L’opera Tromboloide (composta da quattro elementi sovrapposti al millimetro e parte di un insieme che può arrivare a estendersi a decine di elementi) è proprio una dimostrazione della concezione dello spazio pittorico di Asdrubali, che può essere compresso, schiacciato, espanso, frammentato, composto, senza mai perdere la sua intensità. I Tromboloidi infatti possono adeguarsi a qualsiasi parete e disposizione, da destra a sinistra, dall’alto al basso, in diagonale o in orizzontale, in piano o ad angolo, rimanendo ogni volta la stessa opera aprendosi però a uno spazio differente.
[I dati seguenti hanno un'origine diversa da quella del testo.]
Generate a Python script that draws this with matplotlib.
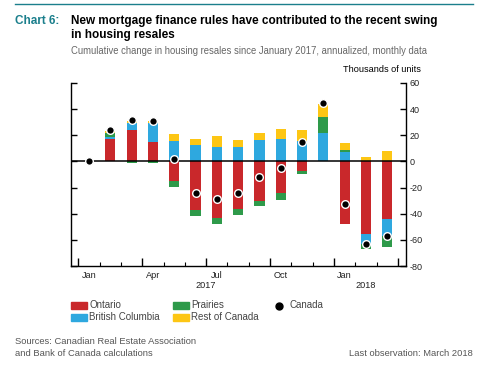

Questo Tromboloide in particolare è stato installato dall’artista appositamente per la parete messa a sua diposizione lungo il percorso della collezione. 

Toti Scialoja

(Roma, 1914 -1998)

Fu senza dubbio uno dei primi artisti e sicuramente il più vicino degli italiani all’ambito della cosiddetta action painting o espressionismo astratto americano, di cui conobbe dal vivo le opere e i cui protagonisti principali frequentò personalmente a New York (De Kooning, Rothko, Hoffmann, Guston) nel 1956.
Prolifico e raffinato scrittore (di poesie, testi critici ma anche di un vero e proprio diario di poetica redatto tra 1954 e 1983 in cui chiarì le sue concezioni sull’arte e testimoniò le sue esperienze di pittore), Scialoja è celebre per la gestualità d’azione e per la codificazione delle Impronte, un modo particolare di imprimere sulla tela tracce e orme cadenzate come fossero metafora del passare ineluttabile del tempo e di una condizione privata sofferta e tragica, come è testimoniato dalle sue stesse parole annotate nel 1963 nel Giornale di pittura: “Ogni impronta come la riconferma di una condanna, il segno ricorrente della espulsione. Ogni impronta opera come un grado del tuo essere sempre più respinto e ridotto ai margini”.
Realizzate spesso utilizzando carta di giornale al posto dei pennelli, le “orme” di Scialoja diventano quindi, come in questa carta intelata, una vera e propria radiografia della condizione intima e altrimenti inaccessibile dell’artista, una partitura in cui l’esistenza viene messa a nudo e si identifica in modo scoperto e diretto col processo pittorico.